## To do
Take from the listing each line that has the string "this".

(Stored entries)

-- start --

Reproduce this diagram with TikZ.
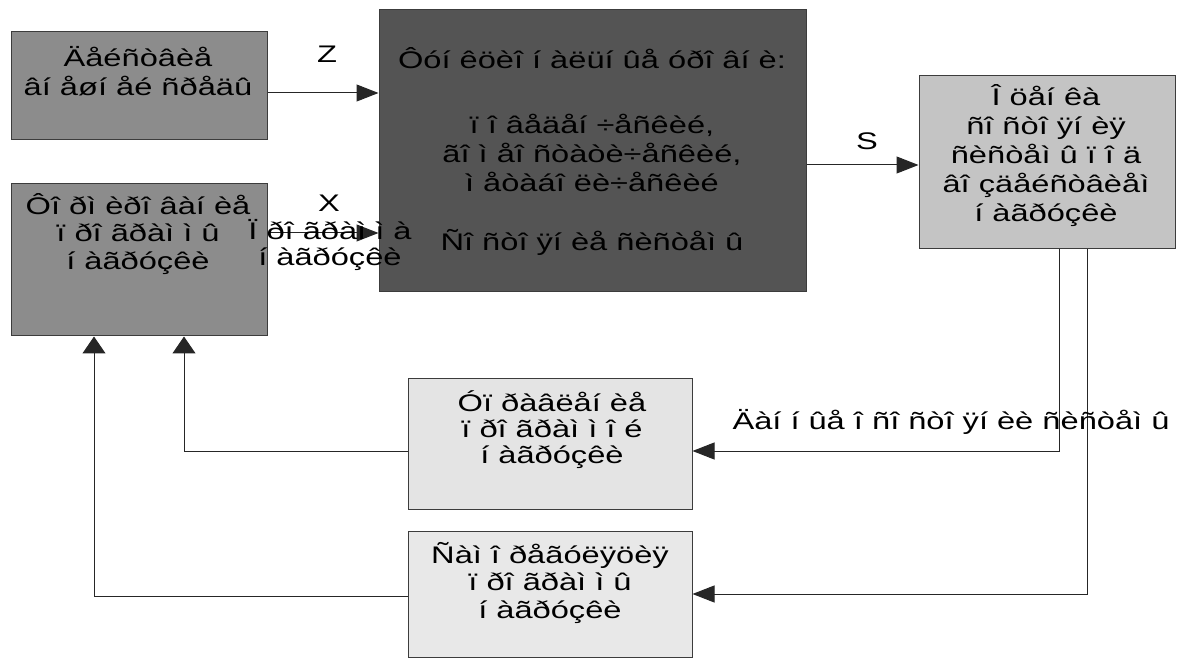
\documentclass[tikz,border=0pt]{standalone}
\usepackage{fontspec}
\setmainfont{Liberation Sans}[FakeStretch=1.36]
\usetikzlibrary{arrows.meta}
% the narrow i-like glyphs are followed by a gap, as in the reference
\XeTeXinterchartokenstate=1
\newXeTeXintercharclass\narrowcls
\XeTeXcharclass"00ED=\narrowcls
\XeTeXcharclass"00EC=\narrowcls
\XeTeXcharclass"00EE=\narrowcls
\XeTeXcharclass"00EF=\narrowcls
\XeTeXcharclass"00CE=\narrowcls
\XeTeXcharclass"00CF=\narrowcls
\XeTeXinterchartoks\narrowcls 0 = {\kern9pt}
\XeTeXinterchartoks\narrowcls\narrowcls = {\kern9pt}
\definecolor{fillAB}{RGB}{140,140,140}
\definecolor{fillC}{RGB}{84,84,84}
\definecolor{fillD}{RGB}{196,196,196}
\definecolor{fillE}{RGB}{228,228,228}
\definecolor{fillF}{RGB}{232,232,232}
\definecolor{edge}{RGB}{60,60,60}
\tikzset{
  blk/.style={draw=edge, line width=1pt, inner sep=0pt},
  txt/.style={align=center, inner sep=0pt, font=\fontsize{24}{29}\selectfont},
  lbl/.style={inner sep=0pt, font=\fontsize{24}{26}\selectfont, align=center},
  conn/.style={draw=black!85, line width=1pt, -{Triangle[length=22pt,width=17pt]}},
  upconn/.style={draw=black!85, line width=1pt, -{Triangle[length=17pt,width=23pt]}},
}
\begin{document}
\begin{tikzpicture}[x=1pt,y=-1pt]
\useasboundingbox (0,0) rectangle (1184,660);
% boxes
\node[blk, fill=fillAB, minimum width=256pt, minimum height=108pt] (a) at (139,86) {};
\node[blk, fill=fillAB, minimum width=256pt, minimum height=152pt] (b) at (139,260) {};
\node[blk, fill=fillC, minimum width=427pt, minimum height=282pt] (c) at (592.5,151) {};
\node[blk, fill=fillD, minimum width=256pt, minimum height=173pt] (d) at (1047,162.5) {};
\node[blk, fill=fillE, minimum width=284pt, minimum height=130pt] (e) at (550,444) {};
\node[blk, fill=fillF, minimum width=284pt, minimum height=126pt] (f) at (550,594) {};
% texts
\node[txt] (ta) at (138,71) {Äåéñòâèå\\âíåøíåé ñðåäû};
\node[txt, font=\fontsize{24}{27.5}\selectfont] (tb) at (138,234) {Ôîðìèðîâàíèå\\ïðîãðàììû\\íàãðóçêè};
\node[txt] (tc) at (592,152) {Ôóíêöèîíàëüíûå óðîâíè:\\[36pt]ïîâåäåí÷åñêèé,\\ãîìåîñòàòè÷åñêèé,\\ìåòàáîëè÷åñêèé\\[30pt]Ñîñòîÿíèå ñèñòåìû};
\node[txt] (td) at (1046,156) {Îöåíêà\\ñîñòîÿíèÿ\\ñèñòåìû ïîä\\âîçäåéñòâèåì\\íàãðóçêè};
\node[txt, font=\fontsize{24}{26}\selectfont] (te) at (552,430) {Óïðàâëåíèå\\ïðîãðàììîé\\íàãðóçêè};
\node[txt, font=\fontsize{24}{27.5}\selectfont] (tf) at (550,583) {Ñàìîðåãóëÿöèÿ\\ïðîãðàììû\\íàãðóçêè};
% connectors
\draw[conn] (a.east |- 0,93) -- (c.west |- 0,93);
\draw[conn] (b.east |- 0,233) -- (c.west |- 0,233);
\draw[conn] (c.east |- 0,165) -- (d.west |- 0,165);
\draw[conn] (d.south -| 1059,0) |- (e.east |- 0,451);
\draw[conn] (d.south -| 1087,0) |- (f.east |- 0,594);
\draw[upconn] (e.west |- 0,451) -| (b.south -| 184,0);
\draw[upconn] (f.west |- 0,596) -| (b.south -| 94,0);
% labels
\node[lbl, anchor=base] (lz) at (327,63) {Z};
\node[lbl, anchor=base] (lx) at (329,212) {X};
\node[lbl] (lp) at (330,245) {Ïðîãðàììà\\íàãðóçêè};
\node[lbl, anchor=base] (ls) at (867,150) {S};
\node[lbl, anchor=base] (ld) at (951,429) {Äàííûå î ñîñòîÿíèè ñèñòåìû};
\end{tikzpicture}
\end{document}
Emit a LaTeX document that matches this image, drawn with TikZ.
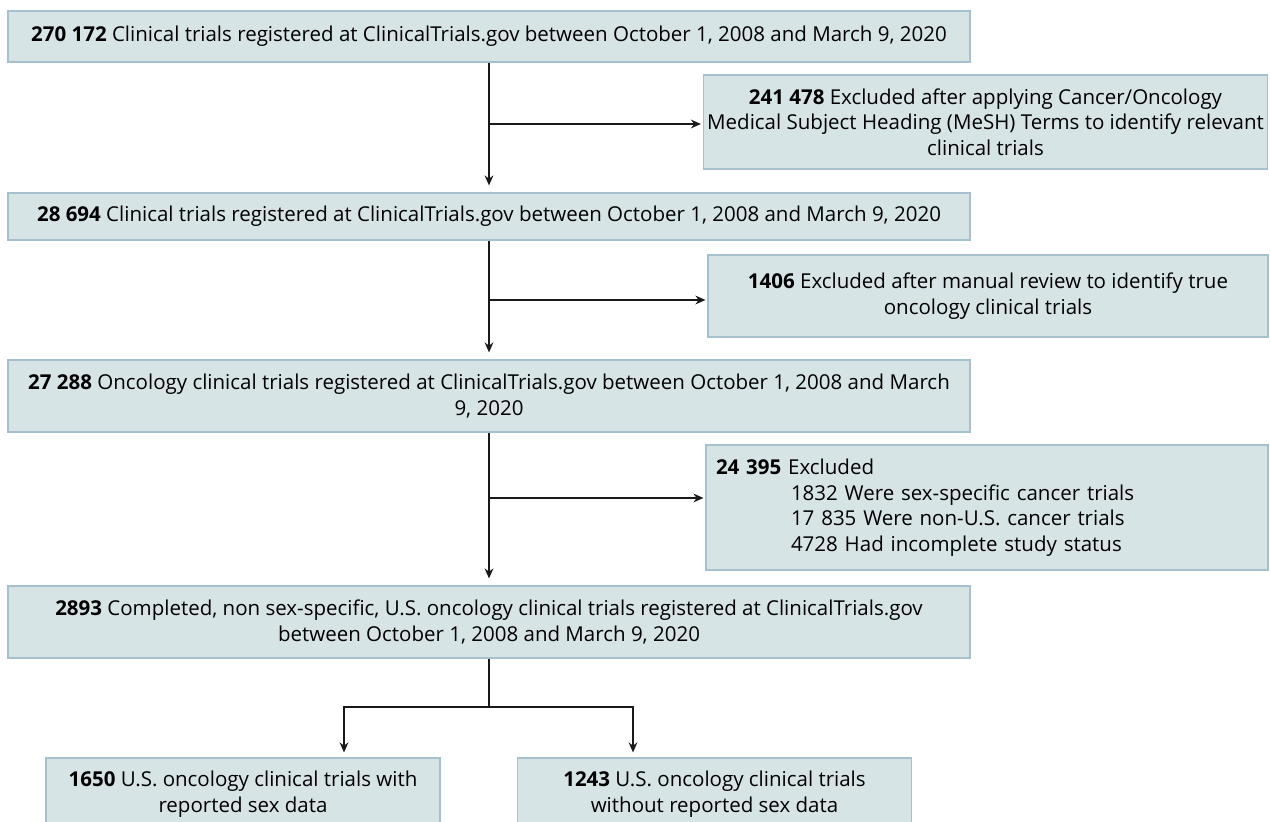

-- end --

## Right answer
Reproduce this diagram with TikZ.
Emit a LaTeX document that matches this image, drawn with TikZ.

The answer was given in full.